Ha desaparecido eso de “Quieres curarte”, y eso de “Vete y no peques más”, como guía e inspiración de vida cristiana. Los que vienen hoy a la Iglesia, no vienen ya a curarse ni vienen a arrepentirse y dejar de pecar; vienen a que la Iglesia les reconozca su derecho a seguir siendo como son; vienen a que la Iglesia “despecalice” sus conductas. Vienen a que la Iglesia, igual que ha hecho el mundo, se adapte a cada uno, con todos sus vicios y pecados: que pasan a ser peculiaridades de cada uno, a las que tanto la sociedad como la Iglesia, les reconocen pleno derecho.

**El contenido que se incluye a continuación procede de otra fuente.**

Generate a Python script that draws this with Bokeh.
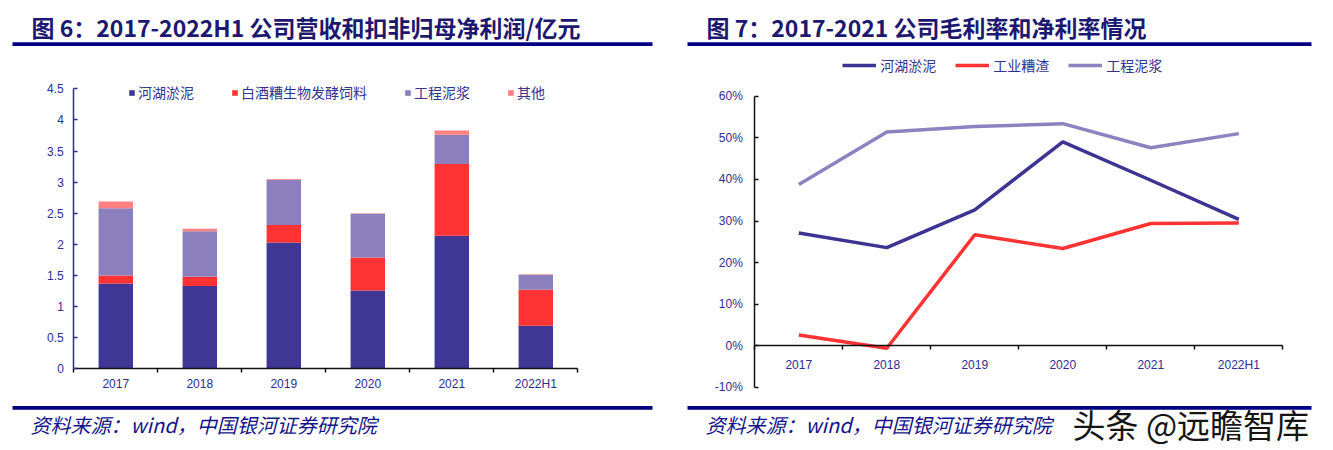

E imponen a toda la comunidad, la obligación moral de aceptarlos tal como son. Una Iglesia blandengue sin magisterio, sin disciplina, sin normas ciertas que obliguen a todos por igual. Y sin lucha en defensa de la virtud, tanto individual como colectiva; y sin valentía para defender esos valores.
¿Y qué tal son los que desde su autoridad están imponiendo esta forma tan mundana de hacer Iglesia? Brillan por su blandenguería y por su permisividad más absoluta. Por sus frutos los conoceréis.